Para o Papa, "na imagem do peregrino espelha-se a condição humana", pois todos são chamados a confrontar-se com grandes perguntas para as quais não há respostas simples, nem imediatas.
"Trata-se de um processo que um universitário compreende bem, pois é assim que nasce a ciência. E, de igual modo, cresce também a busca espiritual", prosseguiu, exortando os estudantes para que desconfiem "das fórmulas pré-fabricadas, das respostas" que parecem ao alcance da mão e "das propostas que parecem dar tudo sem pedir nada".
Considerando que "procurar e arriscar" são os verbos dos peregrinos, o Papa citou, mais uma vez, Fernando Pessoa, que escreveu "estar insatisfeito é ser homem".
"Não devemos ter medo de nos sentir inquietos, de pensar que tudo o que possamos fazer não basta. Neste sentido e dentro duma justa medida, ser descontente é um bom antídoto contra a presunção da autossuficiência e o narcisismo", realçou.
Segundo Francisco, não há lugar a alarme se se encontrarem "intimamente sedentos, inquietos, incompletos, desejosos de sentido e de futuro, com saudades do futuro. Tal significa que não se está doente, mas apenas vivo".

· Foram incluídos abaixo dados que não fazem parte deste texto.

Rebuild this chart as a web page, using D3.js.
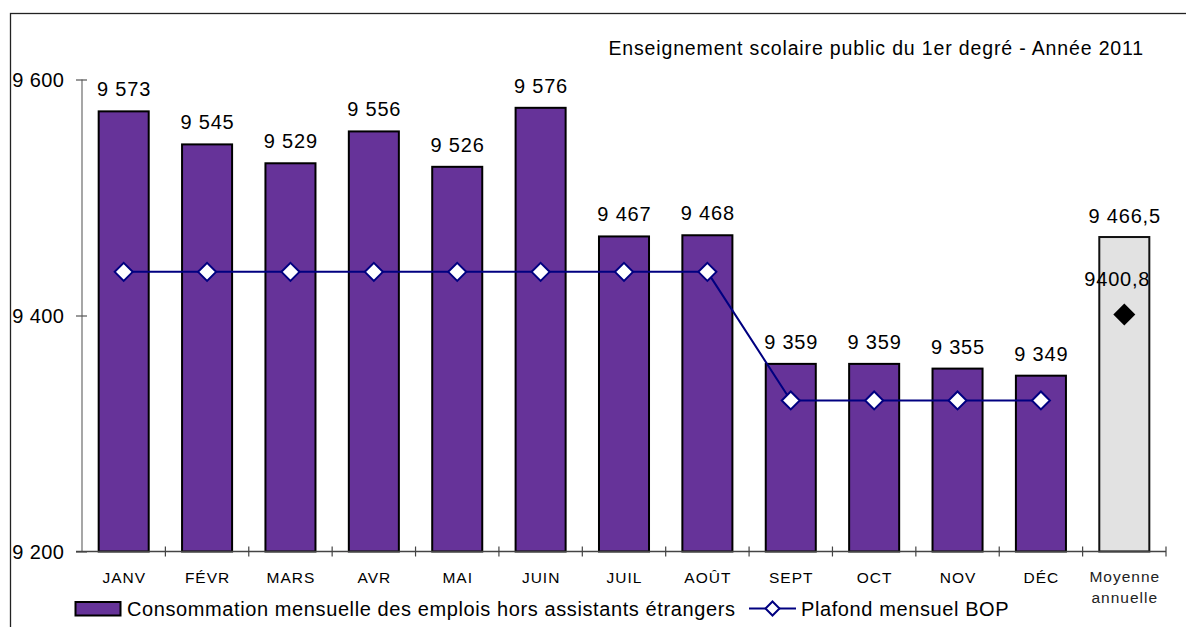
<!DOCTYPE html>
<html>
<head>
<meta charset="utf-8">
<script src="https://cdn.jsdelivr.net/npm/d3@7/dist/d3.min.js"></script>
<style>
  html, body { margin: 0; padding: 0; background: #fff; }
  svg { display: block; font-family: "Liberation Sans", Arial, sans-serif; }
</style>
</head>
<body>
<svg id="chart" width="1186" height="627"></svg>
<script>
// Monthly data, 2011
const months = ["JANV", "FÉVR", "MARS", "AVR", "MAI", "JUIN", "JUIL", "AOÛT", "SEPT", "OCT", "NOV", "DÉC"];
const consumption = [9573, 9545, 9529, 9556, 9526, 9576, 9467, 9468, 9359, 9359, 9355, 9349];
const ceiling = [9437, 9437, 9437, 9437, 9437, 9437, 9437, 9437, 9328, 9328, 9328, 9328];
const averageLabel = ["Moyenne", "annuelle"];
const averageConsumption = 9466.5;
const averageCeiling = 9400.8;
const yTicks = [9200, 9400, 9600];
const title = "Enseignement scolaire public du 1er degré - Année 2011";
const legendBars = "Consommation mensuelle des emplois hors assistants étrangers";
const legendLine = "Plafond mensuel BOP";

const fr = d3.formatLocale({ decimal: ",", thousands: "\u00a0", grouping: [3], currency: ["", " €"] });
const fmtInt = fr.format(",d");
const fmtAvg = fr.format(",.1f");
const fmtPlain = fr.format(".1f");

const svg = d3.select("#chart");
const purple = "#663399";
const navy = "#000080";
const bigFont = 20, bigSpacing = 0.8;
const smallFont = 15.5, smallSpacing = 1;

// Outer frame (runs off the right and bottom edges)
svg.append("rect")
  .attr("x", 10.5).attr("y", 13.5).attr("width", 1300).attr("height", 700)
  .attr("fill", "none").attr("stroke", "#222").attr("stroke-width", 1.3);

const cats = months.concat(["AVG"]);
const x = d3.scaleBand().domain(cats).range([82, 1166]).paddingInner(0).paddingOuter(0);
const y = d3.scaleLinear().domain([9200, 9600]).range([551.5, 79.5]);
const barW = x.bandwidth() * 0.6;

// Title
svg.append("text")
  .attr("x", 1144).attr("y", 55)
  .attr("text-anchor", "end")
  .attr("font-size", 19.5)
  .attr("letter-spacing", 0.85)
  .text(title);

// Y axis
const yAxis = svg.append("g").attr("transform", "translate(82,0)")
  .call(d3.axisLeft(y).tickValues(yTicks).tickSize(0).tickFormat(fmtInt));
yAxis.select(".domain").attr("stroke", "#777").attr("stroke-width", 1.3)
  .attr("d", `M0,${y(9600)}V${y(9200)}`);
yAxis.selectAll(".tick text").attr("font-size", bigFont).attr("fill", "#000")
  .attr("letter-spacing", 0.4)
  .attr("x", -17.6).attr("dy", "0.35em")
  .attr("font-family", "Liberation Sans, Arial, sans-serif");
yAxis.selectAll(".tick").append("line")
  .attr("x1", -6).attr("x2", 5).attr("stroke", "#555").attr("stroke-width", 1.2);

// Bars (monthly)
svg.append("g").selectAll("rect")
  .data(consumption)
  .join("rect")
  .attr("x", (d, i) => x(months[i]) + (x.bandwidth() - barW) / 2)
  .attr("y", d => y(d))
  .attr("width", barW)
  .attr("height", d => y(9200) - y(d))
  .attr("fill", purple)
  .attr("stroke", "#000")
  .attr("stroke-width", 2);

// Average bar
svg.append("rect")
  .attr("x", x("AVG") + (x.bandwidth() - barW) / 2)
  .attr("y", y(averageConsumption))
  .attr("width", barW)
  .attr("height", y(9200) - y(averageConsumption))
  .attr("fill", "#e2e2e2")
  .attr("stroke", "#111")
  .attr("stroke-width", 2);

// X axis
const xAxisG = svg.append("g").attr("transform", `translate(0,${y(9200)})`);
xAxisG.append("line").attr("x1", 76).attr("x2", 1166)
  .attr("stroke", "#444").attr("stroke-width", 1.3);
xAxisG.selectAll("line.tk")
  .data(d3.range(1, cats.length + 1))
  .join("line")
  .attr("class", "tk")
  .attr("x1", i => x.range()[0] + i * x.bandwidth())
  .attr("x2", i => x.range()[0] + i * x.bandwidth())
  .attr("y1", -5).attr("y2", 5)
  .attr("stroke", "#444").attr("stroke-width", 1.2);
xAxisG.selectAll("text.mlab")
  .data(months)
  .join("text")
  .attr("class", "mlab")
  .attr("x", d => x(d) + x.bandwidth() / 2 + smallSpacing / 2)
  .attr("y", 31)
  .attr("text-anchor", "middle")
  .attr("font-size", smallFont)
  .attr("letter-spacing", smallSpacing)
  .text(d => d);
xAxisG.selectAll("text.alab")
  .data(averageLabel)
  .join("text")
  .attr("class", "alab")
  .attr("x", x("AVG") + x.bandwidth() / 2 + smallSpacing / 2)
  .attr("y", (d, i) => 30 + i * 21.5)
  .attr("text-anchor", "middle")
  .attr("font-size", smallFont)
  .attr("letter-spacing", smallSpacing)
  .attr("fill", "#222")
  .text(d => d);

// Value labels above bars
svg.append("g").selectAll("text")
  .data(consumption)
  .join("text")
  .attr("x", (d, i) => x(months[i]) + x.bandwidth() / 2 + bigSpacing / 2)
  .attr("y", d => y(d) - 15)
  .attr("text-anchor", "middle")
  .attr("font-size", bigFont)
  .attr("letter-spacing", bigSpacing)
  .text(d => fmtInt(d));

svg.append("text")
  .attr("x", x("AVG") + x.bandwidth() / 2 + bigSpacing / 2)
  .attr("y", y(averageConsumption) - 14)
  .attr("text-anchor", "middle")
  .attr("font-size", bigFont)
  .attr("letter-spacing", bigSpacing)
  .text(fmtAvg(averageConsumption));

// Ceiling line with diamond markers
const line = d3.line()
  .x((d, i) => x(months[i]) + x.bandwidth() / 2)
  .y(d => y(d));
svg.append("path")
  .datum(ceiling)
  .attr("d", line)
  .attr("fill", "none")
  .attr("stroke", navy)
  .attr("stroke-width", 2);

const diamond = (cx, cy, r) => `M${cx},${cy - r}L${cx + r},${cy}L${cx},${cy + r}L${cx - r},${cy}Z`;
svg.append("g").selectAll("path")
  .data(ceiling)
  .join("path")
  .attr("d", (d, i) => diamond(x(months[i]) + x.bandwidth() / 2, y(d), 9))
  .attr("fill", "#fff")
  .attr("stroke", navy)
  .attr("stroke-width", 2);

// Average ceiling marker
const avgX = x("AVG") + x.bandwidth() / 2;
svg.append("path")
  .attr("d", diamond(avgX, y(averageCeiling), 11))
  .attr("fill", "#000");
svg.append("text")
  .attr("x", avgX - 7)
  .attr("y", y(averageCeiling) - 29)
  .attr("text-anchor", "middle")
  .attr("font-size", bigFont)
  .attr("letter-spacing", bigSpacing)
  .text(fmtPlain(averageCeiling));

// Legend
const lg = svg.append("g");
lg.append("rect")
  .attr("x", 75.5).attr("y", 602).attr("width", 45).attr("height", 13.5)
  .attr("fill", purple).attr("stroke", "#000").attr("stroke-width", 2);
lg.append("text")
  .attr("x", 127).attr("y", 616)
  .attr("font-size", bigFont)
  .attr("letter-spacing", 0.6)
  .text(legendBars);
lg.append("line")
  .attr("x1", 749).attr("x2", 796).attr("y1", 608.5).attr("y2", 608.5)
  .attr("stroke", navy).attr("stroke-width", 2);
lg.append("path")
  .attr("d", diamond(772.5, 608.5, 7))
  .attr("fill", "#fff").attr("stroke", navy).attr("stroke-width", 2);
lg.append("text")
  .attr("x", 801).attr("y", 616)
  .attr("font-size", bigFont)
  .attr("letter-spacing", 0.6)
  .text(legendLine);
</script>
</body>
</html>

"Preocupemo-nos, antes, quando estamos dispostos a substituir a estrada a fazer por qualquer estação de serviço (...), quando substituímos os rostos pelos ecrãs, o real pelo virtual, quando, em vez das perguntas lacerantes, preferimos as respostas fáceis que anestesiam", acrescentou, pedindo aos jovens universitários, aos quais chamou de amigos, para que procurem e arrisquem.
Este encontro, que terminou com a recitação de um Pai Nosso, foi a primeira iniciativa do Papa no seu segundo dia da deslocação a Portugal.
A JMJ, que começou na terça-feira e termina no domingo, é considerado o maior evento da Igreja Católica.